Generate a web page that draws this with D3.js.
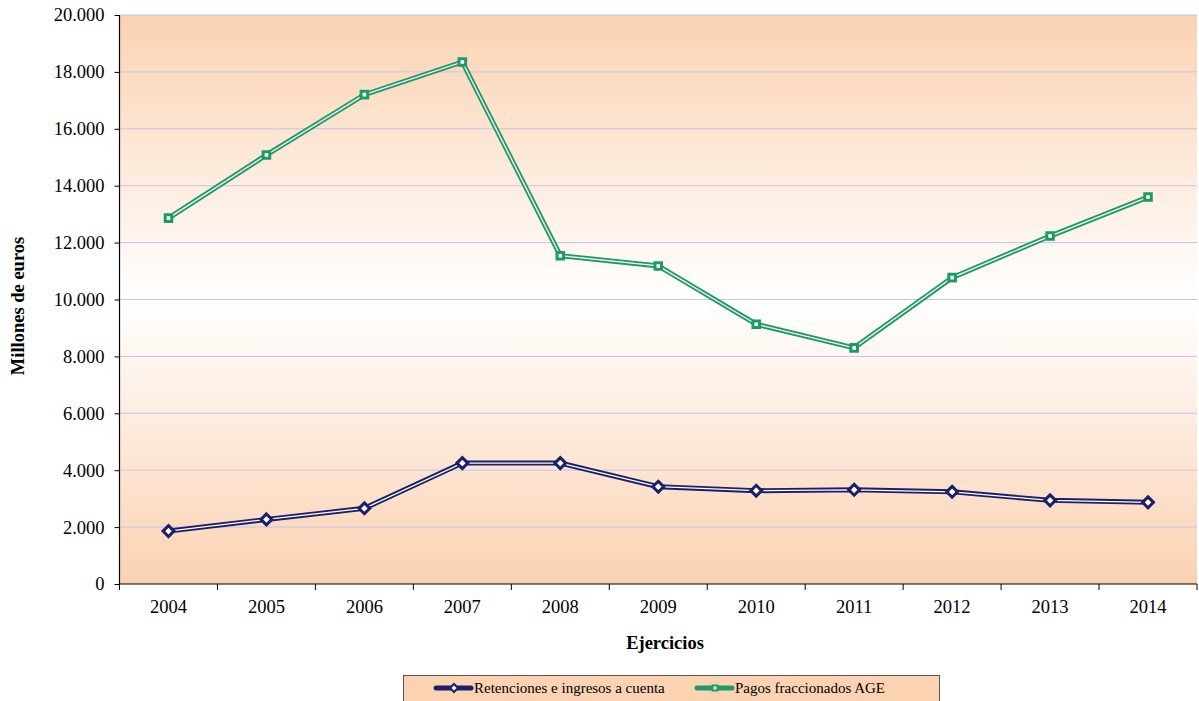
<!DOCTYPE html>
<html><head><meta charset="utf-8">
<script src="https://cdn.jsdelivr.net/npm/d3@7"></script>
<style>body{margin:0;background:#fff}svg{display:block;font-family:"Liberation Serif","Times New Roman",Times,serif}svg text{font-family:"Liberation Serif","Times New Roman",Times,serif}</style>
</head><body>
<svg id="c" width="1199" height="701"></svg>
<script>
const years = ["2004","2005","2006","2007","2008","2009","2010","2011","2012","2013","2014"];
const retenciones = [1860, 2270, 2660, 4250, 4250, 3420, 3280, 3310, 3240, 2940, 2870];
const pagos = [12860, 15080, 17200, 18350, 11540, 11180, 9130, 8300, 10770, 12230, 13600];
const yTicks = [0,2000,4000,6000,8000,10000,12000,14000,16000,18000,20000];
const seriesNames = ["Retenciones e ingresos a cuenta","Pagos fraccionados AGE"];

const svg = d3.select("#c");
const L=119.5, R=1197, T=15, B=584;
const x = d3.scaleBand().domain(years).range([L,R]);
const y = d3.scaleLinear().domain([0,20000]).range([B,T]);
const fmt = v => v===0 ? "0" : d3.format(",")(v).replace(/,/g,".");
const font = "Liberation Serif, Times New Roman, Times, serif";

const defs = svg.append("defs");
const g = defs.append("linearGradient").attr("id","bg").attr("x1",0).attr("y1",0).attr("x2",0).attr("y2",1);
g.append("stop").attr("offset","0%").attr("stop-color","#FBD2B2");
g.append("stop").attr("offset","50%").attr("stop-color","#FFFFFF");
g.append("stop").attr("offset","100%").attr("stop-color","#FBD2B2");

svg.append("rect").attr("x",L).attr("y",T).attr("width",R-L).attr("height",B-T).attr("fill","url(#bg)");

svg.append("g").selectAll("line").data(yTicks.filter(d=>d>0)).join("line")
  .attr("x1",L).attr("x2",R).attr("y1",d=>y(d)).attr("y2",d=>y(d))
  .attr("stroke","#C4C4E6").attr("stroke-width",1);

svg.append("line").attr("x1",L).attr("x2",L).attr("y1",T).attr("y2",B).attr("stroke","#000").attr("stroke-width",1.2);
svg.append("line").attr("x1",L).attr("x2",R).attr("y1",B).attr("y2",B).attr("stroke","#000").attr("stroke-width",1.2);

const ya = svg.append("g").attr("transform",`translate(${L},0)`)
  .call(d3.axisLeft(y).tickValues(yTicks).tickFormat(fmt).tickSize(5).tickPadding(10));
ya.attr("font-family",null).attr("font-size",null);
ya.select(".domain").remove();
ya.selectAll("text").attr("font-family",font).attr("font-size",18.5).attr("fill","#000");

const bounds = years.map(d=>x(d)).concat([R]);
svg.append("g").selectAll("line").data(bounds).join("line")
  .attr("x1",d=>d).attr("x2",d=>d).attr("y1",B).attr("y2",B+6).attr("stroke","#000");
svg.append("g").selectAll("text").data(years).join("text")
  .attr("x",d=>x(d)+x.bandwidth()/2).attr("y",B+29).attr("text-anchor","middle")
  .attr("font-family",font).attr("font-size",18.5).text(d=>d);

svg.append("text").attr("x",665).attr("y",649).attr("text-anchor","middle")
  .attr("font-family",font).attr("font-size",18.5).attr("font-weight","bold").text("Ejercicios");
svg.append("text").attr("transform","translate(24,306) rotate(-90)").attr("text-anchor","middle")
  .attr("font-family",font).attr("font-size",18.5).attr("font-weight","bold").text("Millones de euros");

const cx = d => x(d)+x.bandwidth()/2;
const line = d3.line().x((d,i)=>cx(years[i])).y(d=>y(d));
function drawSeries(data,color,shape){
  svg.append("path").datum(data).attr("d",line).attr("fill","none").attr("stroke",color).attr("stroke-width",5).attr("stroke-linejoin","miter");
  svg.append("path").datum(data).attr("d",line).attr("fill","none").attr("stroke","#fff").attr("stroke-width",1.3);
  const sym = d3.symbol().type(shape==="diamond"?d3.symbolDiamond2:d3.symbolSquare2).size(shape==="diamond"?75:55);
  svg.append("g").selectAll("path").data(data).join("path")
    .attr("transform",(d,i)=>`translate(${cx(years[i])},${y(d)})`)
    .attr("d",sym).attr("fill","#fff").attr("stroke",color).attr("stroke-width",3);
}
drawSeries(retenciones,"#1B1F6B","diamond");
drawSeries(pagos,"#1E9A64","square");

// legend
const lg = svg.append("g");
lg.append("rect").attr("x",403.5).attr("y",675.5).attr("width",536).attr("height",30)
  .attr("fill","#FBD3B3").attr("stroke","#555").attr("stroke-width",1);
const items = [{name:seriesNames[0],color:"#1B1F6B",shape:"diamond",x:436},{name:seriesNames[1],color:"#1E9A64",shape:"square",x:697}];
items.forEach(it=>{
  lg.append("line").attr("x1",it.x).attr("x2",it.x+35).attr("y1",688).attr("y2",688).attr("stroke",it.color).attr("stroke-width",5).attr("stroke-linecap","round");
  const sym = d3.symbol().type(it.shape==="diamond"?d3.symbolDiamond2:d3.symbolSquare2).size(it.shape==="diamond"?40:30);
  lg.append("path").attr("transform",`translate(${it.x+18},688)`).attr("d",sym).attr("fill","#fff").attr("stroke",it.color).attr("stroke-width",2);
  lg.append("text").attr("x",it.x+38).attr("y",693).attr("font-family",font).attr("font-size",15).text(it.name);
});
</script>
</body></html>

:::::

*What to work on:* Each line of the data should be quoted exactly, with pictures left out.

*Solved exercise:*
Generate a web page that draws this with D3.js.
<!DOCTYPE html>
<html><head><meta charset="utf-8">
<script src="https://cdn.jsdelivr.net/npm/d3@7"></script>
<style>body{margin:0;background:#fff}svg{display:block;font-family:"Liberation Serif","Times New Roman",Times,serif}svg text{font-family:"Liberation Serif","Times New Roman",Times,serif}</style>
</head><body>
<svg id="c" width="1199" height="701"></svg>
<script>
const years = ["2004","2005","2006","2007","2008","2009","2010","2011","2012","2013","2014"];
const retenciones = [1860, 2270, 2660, 4250, 4250, 3420, 3280, 3310, 3240, 2940, 2870];
const pagos = [12860, 15080, 17200, 18350, 11540, 11180, 9130, 8300, 10770, 12230, 13600];
const yTicks = [0,2000,4000,6000,8000,10000,12000,14000,16000,18000,20000];
const seriesNames = ["Retenciones e ingresos a cuenta","Pagos fraccionados AGE"];

const svg = d3.select("#c");
const L=119.5, R=1197, T=15, B=584;
const x = d3.scaleBand().domain(years).range([L,R]);
const y = d3.scaleLinear().domain([0,20000]).range([B,T]);
const fmt = v => v===0 ? "0" : d3.format(",")(v).replace(/,/g,".");
const font = "Liberation Serif, Times New Roman, Times, serif";

const defs = svg.append("defs");
const g = defs.append("linearGradient").attr("id","bg").attr("x1",0).attr("y1",0).attr("x2",0).attr("y2",1);
g.append("stop").attr("offset","0%").attr("stop-color","#FBD2B2");
g.append("stop").attr("offset","50%").attr("stop-color","#FFFFFF");
g.append("stop").attr("offset","100%").attr("stop-color","#FBD2B2");

svg.append("rect").attr("x",L).attr("y",T).attr("width",R-L).attr("height",B-T).attr("fill","url(#bg)");

svg.append("g").selectAll("line").data(yTicks.filter(d=>d>0)).join("line")
  .attr("x1",L).attr("x2",R).attr("y1",d=>y(d)).attr("y2",d=>y(d))
  .attr("stroke","#C4C4E6").attr("stroke-width",1);

svg.append("line").attr("x1",L).attr("x2",L).attr("y1",T).attr("y2",B).attr("stroke","#000").attr("stroke-width",1.2);
svg.append("line").attr("x1",L).attr("x2",R).attr("y1",B).attr("y2",B).attr("stroke","#000").attr("stroke-width",1.2);

const ya = svg.append("g").attr("transform",`translate(${L},0)`)
  .call(d3.axisLeft(y).tickValues(yTicks).tickFormat(fmt).tickSize(5).tickPadding(10));
ya.attr("font-family",null).attr("font-size",null);
ya.select(".domain").remove();
ya.selectAll("text").attr("font-family",font).attr("font-size",18.5).attr("fill","#000");

const bounds = years.map(d=>x(d)).concat([R]);
svg.append("g").selectAll("line").data(bounds).join("line")
  .attr("x1",d=>d).attr("x2",d=>d).attr("y1",B).attr("y2",B+6).attr("stroke","#000");
svg.append("g").selectAll("text").data(years).join("text")
  .attr("x",d=>x(d)+x.bandwidth()/2).attr("y",B+29).attr("text-anchor","middle")
  .attr("font-family",font).attr("font-size",18.5).text(d=>d);

svg.append("text").attr("x",665).attr("y",649).attr("text-anchor","middle")
  .attr("font-family",font).attr("font-size",18.5).attr("font-weight","bold").text("Ejercicios");
svg.append("text").attr("transform","translate(24,306) rotate(-90)").attr("text-anchor","middle")
  .attr("font-family",font).attr("font-size",18.5).attr("font-weight","bold").text("Millones de euros");

const cx = d => x(d)+x.bandwidth()/2;
const line = d3.line().x((d,i)=>cx(years[i])).y(d=>y(d));
function drawSeries(data,color,shape){
  svg.append("path").datum(data).attr("d",line).attr("fill","none").attr("stroke",color).attr("stroke-width",5).attr("stroke-linejoin","miter");
  svg.append("path").datum(data).attr("d",line).attr("fill","none").attr("stroke","#fff").attr("stroke-width",1.3);
  const sym = d3.symbol().type(shape==="diamond"?d3.symbolDiamond2:d3.symbolSquare2).size(shape==="diamond"?75:55);
  svg.append("g").selectAll("path").data(data).join("path")
    .attr("transform",(d,i)=>`translate(${cx(years[i])},${y(d)})`)
    .attr("d",sym).attr("fill","#fff").attr("stroke",color).attr("stroke-width",3);
}
drawSeries(retenciones,"#1B1F6B","diamond");
drawSeries(pagos,"#1E9A64","square");

// legend
const lg = svg.append("g");
lg.append("rect").attr("x",403.5).attr("y",675.5).attr("width",536).attr("height",30)
  .attr("fill","#FBD3B3").attr("stroke","#555").attr("stroke-width",1);
const items = [{name:seriesNames[0],color:"#1B1F6B",shape:"diamond",x:436},{name:seriesNames[1],color:"#1E9A64",shape:"square",x:697}];
items.forEach(it=>{
  lg.append("line").attr("x1",it.x).attr("x2",it.x+35).attr("y1",688).attr("y2",688).attr("stroke",it.color).attr("stroke-width",5).attr("stroke-linecap","round");
  const sym = d3.symbol().type(it.shape==="diamond"?d3.symbolDiamond2:d3.symbolSquare2).size(it.shape==="diamond"?40:30);
  lg.append("path").attr("transform",`translate(${it.x+18},688)`).attr("d",sym).attr("fill","#fff").attr("stroke",it.color).attr("stroke-width",2);
  lg.append("text").attr("x",it.x+38).attr("y",693).attr("font-family",font).attr("font-size",15).text(it.name);
});
</script>
</body></html>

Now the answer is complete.